You are correct on that point, Joel -- the size of the field matters.
For example, we are not going to let developers pick random 4 bit values
for the IP version number. On the other hand, that's something that WG
very often could fix. They could often make sure that new protocols or
new versions of an old protocol include large enough extension
identifiers, maybe by adding a level of indirection somewhere. That
seems better than relying on IANA to manage scarcity.
-- Christian Huitema
On 12/13/2024 8:58 PM, Joel Halpern wrote:
There are certainly contexts where that works. And so, for those,
define a suitable registry policy (if you even need one, long random
numbers don't seem likely to collide).
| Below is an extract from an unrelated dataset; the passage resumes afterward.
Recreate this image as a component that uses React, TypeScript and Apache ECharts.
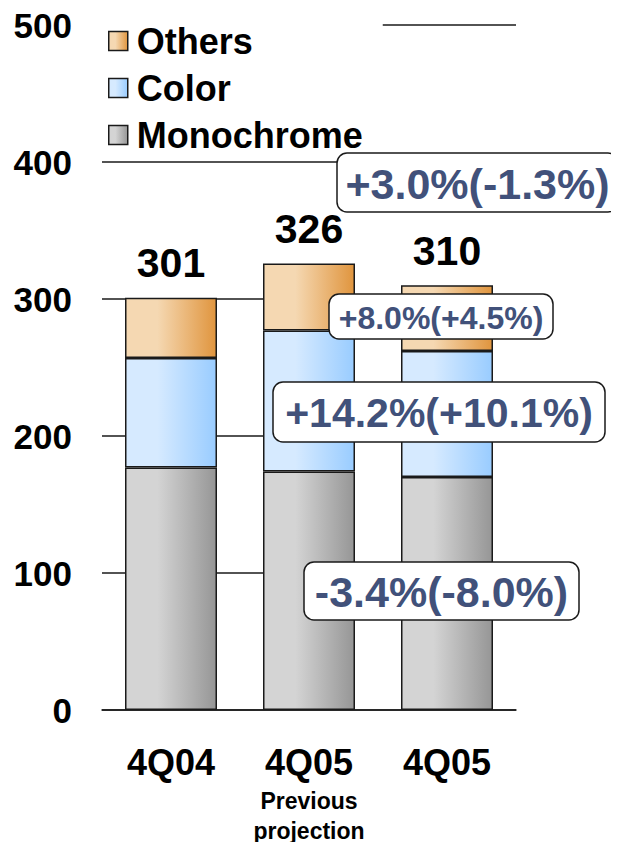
import React, { useEffect, useRef } from "react";
import * as echarts from "echarts";

const categories = ["4Q04", "4Q05", "4Q05"];
const subLabels = ["", "Previous\nprojection", ""];
const monochrome = [177, 174, 170];
const color = [80, 103, 92];
const others = [44, 49, 48];
const totals = [301, 326, 310];
const yTicks = [0, 100, 200, 300, 400, 500];
const annotations = [
  { text: "+3.0%(-1.3%)", x: 337, y: 153, w: 281, h: 59, size: 43 },
  { text: "+8.0%(+4.5%)", x: 329, y: 294, w: 224, h: 45, size: 32 },
  { text: "+14.2%(+10.1%)", x: 273, y: 382, w: 332, h: 60, size: 41 },
  { text: "-3.4%(-8.0%)", x: 304, y: 562, w: 275, h: 58, size: 43 },
];

const FONT = "'Liberation Sans', Arial, sans-serif";

const grad = (a: string, b: string) =>
  new echarts.graphic.LinearGradient(0, 0, 1, 0, [
    { offset: 0, color: a },
    { offset: 0.35, color: a },
    { offset: 1, color: b },
  ]);

export default function App() {
  const ref = useRef<HTMLDivElement>(null);
  useEffect(() => {
    if (!ref.current) return;
    const chart = echarts.init(ref.current, null, { renderer: "svg" });
    const barBase = {
      type: "bar" as const,
      stack: "total",
      barWidth: 92,
    };
    const borderStyle = { borderColor: "#1a1a1a", borderWidth: 1.5 };
    chart.setOption({
      animation: false,
      backgroundColor: "#fff",
      grid: { left: 102, right: 103, top: 25, bottom: 140 },
      legend: {
        orient: "vertical",
        left: 100,
        top: 6,
        padding: [15, 20, 2, 8],
        backgroundColor: "#fff",
        icon: "rect",
        itemWidth: 19,
        itemHeight: 19,
        itemGap: 7,
        selectedMode: false,
        data: ["Others", "Color", "Monochrome"],
        itemStyle: { borderColor: "#1a1a1a", borderWidth: 1.5 },
        textStyle: {
          fontFamily: FONT,
          fontWeight: "bold",
          fontSize: 36,
          color: "#000",
          lineHeight: 40,
          padding: [0, 0, 0, 4],
        },
      },
      xAxis: {
        type: "category",
        data: categories,
        axisLine: { lineStyle: { color: "#1a1a1a", width: 1.5 } },
        axisTick: { inside: true, length: 11, lineStyle: { color: "#1a1a1a", width: 1.5 } },
        axisLabel: {
          margin: 28,
          formatter: (v: string, i: number) =>
            subLabels[i]
              ? `{a|${v}}\n` + subLabels[i].split("\n").map((s) => `{b|${s}}`).join("\n")
              : `{a|${v}}`,
          rich: {
            a: { fontFamily: FONT, fontWeight: "bold", fontSize: 36, lineHeight: 48, color: "#000" },
            b: { fontFamily: FONT, fontWeight: "bold", fontSize: 23, lineHeight: 30, color: "#000" },
          },
        },
      },
      yAxis: {
        type: "value",
        min: 0,
        max: 500,
        interval: 100,
        axisLine: { show: false },
        axisTick: { show: false },
        splitLine: { lineStyle: { color: "#1a1a1a", width: 1.5 } },
        axisLabel: {
          margin: 30,
          fontFamily: FONT,
          fontWeight: "bold",
          fontSize: 35,
          color: "#000",
          formatter: (v: number) => (yTicks.includes(v) ? String(v) : ""),
        },
      },
      series: [
        {
          ...barBase,
          name: "Monochrome",
          data: monochrome,
          itemStyle: { color: grad("#d4d4d4", "#969696"), ...borderStyle },
        },
        {
          ...barBase,
          name: "Color",
          data: color,
          itemStyle: { color: grad("#d6eaff", "#99ccff"), ...borderStyle },
        },
        {
          ...barBase,
          name: "Others",
          data: others,
          itemStyle: { color: grad("#f5d8b2", "#e0953e"), ...borderStyle },
          label: {
            show: true,
            position: "top",
            distance: 14,
            formatter: (p: any) => String(totals[p.dataIndex]),
            fontFamily: FONT,
            fontWeight: "bold",
            fontSize: 41,
            color: "#000",
          },
        },
      ],
      graphic: annotations.map((a) => ({
        type: "group",
        x: a.x,
        y: a.y,
        children: [
          {
            type: "rect",
            z: 100,
            shape: { x: 0, y: 0, width: a.w, height: a.h, r: 10 },
            style: { fill: "#fff", stroke: "#1a1a1a", lineWidth: 1.5 },
          },
          {
            type: "text",
            z: 101,
            x: a.w / 2,
            y: a.h / 2 + 1,
            style: {
              text: a.text,
              fill: "#41517a",
              font: `bold ${a.size}px ${FONT}`,
              textAlign: "center",
              textVerticalAlign: "middle",
            },
          },
        ],
      })),
    });
    return () => chart.dispose();
  }, []);
  return <div ref={ref} style={{ width: 619, height: 850, margin: -8 }} />;
}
On the other hand, for 8 or 16
bit fields, I don't think that works :-)
That's a part of why different registries have different polices.
Yours,
Joel
On 12/13/2024 11:27 PM, Christian Huitema wrote:
On Dec 9, 2024, at 12:24 PM, Phillip Hallam-Baker
<phill@xxxxxxxxxxxxxxx> wrote:
The big advantage of OIDs for algorithms is that anyone can define
them without IETF involvement and thus the issue of endorsement
simply doesn't come
That, or large random numbers, like the 62 bit integers used to
identify "transport parameters" in QUIC. As long as they are actually
picked at random.
I think that's actually key. Writing a draft in order to secure a
unique number seems backwards. Drafts ought to be written in order to
express an idea, maybe a protocol option. Extension mechanisms ought
to be designed to make such experimentation easy. Making the ID space
for extensions big enough solves that, allows the draft authors to
document the option ID and allow experimentation immediately.
RFC publication is then the time to go from long random numbers to
more efficient short and registered numbers.